Their cold war dates back to October 2000 when Witter gate-crashed a live TV interview after Hatton’s British title-winning effort over Jon Thaxton, then one of Witter’s stablemates. “He probably regrets it to this day,” Hatton maintains. But the Bradford boxer insists he was trying to hype up a potential money-spinner.
For years Witter had struggled to make any impact in boxing. As an amateur, he won more than 100 bouts but he did not turn pro until he was 22. At technical college he qualified in computer service engineering and secured a job with Jennings Computers in his hometown. “I was building, servicing and carrying out repairs on computers and printers,” he explains. He was also working as a barman at the Britannia Social Club in Bradford and, as his career in computers lapsed, he took a job packing greetings cards and then another packaging fruit and veg at a Morrisons warehouse. He was working the 6am to 2pm shift at Morrisons when he first began to make the journey from Bradford to Ingle’s gym in Sheffield having decided to box professionally.
“I always remember one particular teacher at school saying to me, ‘You better be good at boxing because you’re going to do nothing else in your life’. I just said right back, ‘Don’t worry, I’ll be brilliant’, because I believed in myself and I carry that belief with me to this day,” he says. “When I first turned pro the travelling from Bradford to Sheffield and driving back home from the gym was too much. A couple of times I fell asleep at the wheel, so I went to Brendan’s son, John, and said I’d have to get a house here. I was living up the road from here in a three-bedroom house John rented out to me and some other boxers. A guy called Jimmy Phelan used to do the cooking and I sorted out the bills, made sure everything was paid. It was ideal for me because I was close to the gym and could come here to work every day. I’ve always put the hours in and that comes from my mum and dad, who had things tough and had to work hard to make ends meet.
“Six years ago I boxed on my 27th birthday at York Hall, Bethnal Green. I remember getting up and opening my birthday card from my girlfriend and that’s as near as I got to really celebrating. I said to myself that after the fight I’d go out and celebrate in great style, go to a club, listen to some R&B music and relax. Well, I stopped my opponent, David Kirk, in the second round, got changed, went out to the minibus, which was also carrying some family and friends, and by the time we got back to Bradford it was 4am, so I went to bed. These are some of the sacrifices you make in order to be able to achieve.”

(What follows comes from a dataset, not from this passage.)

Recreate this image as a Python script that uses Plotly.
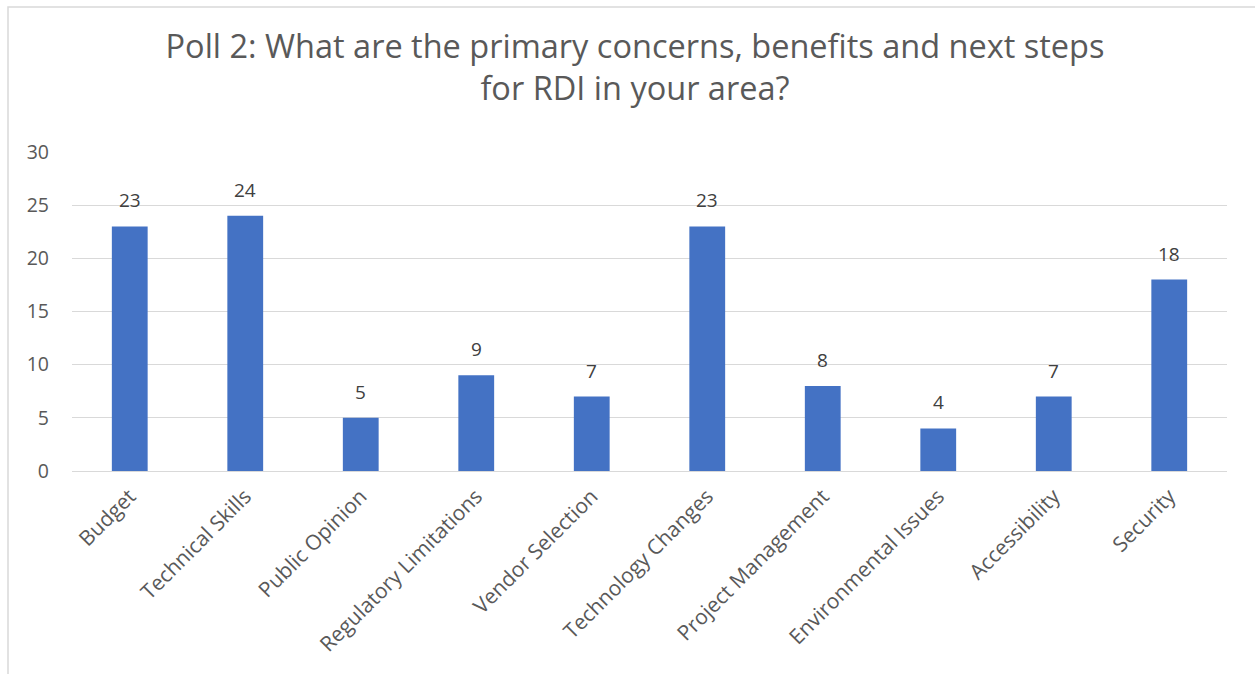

Occasionally, the vexing reality of being trapped on the margins has caused Witter to question his professional future. “Those thoughts have occasionally run through my head,” he admits. “But there was nothing else I could go and do and boxing has always made me happy, even in the worst of times.” Now that the best of times may still be ahead, he is not about to alter this view. “If the fight with Hatton happens, great. If it doesn’t, it will be because he’s scared to fight me and that’s the truth of why it hasn’t happened all these years,” Witter says. “It’s a natural, just like Eubank and Benn. Imagine if one of them had said, ‘Nah, I don’t want to fight you’. Ricky seems to get away with it even though we could fill a football ground. I want to make decent money and move on. I could fight the IBF champion Paulie Malignaggi, but me and Hatton is the fight people want.”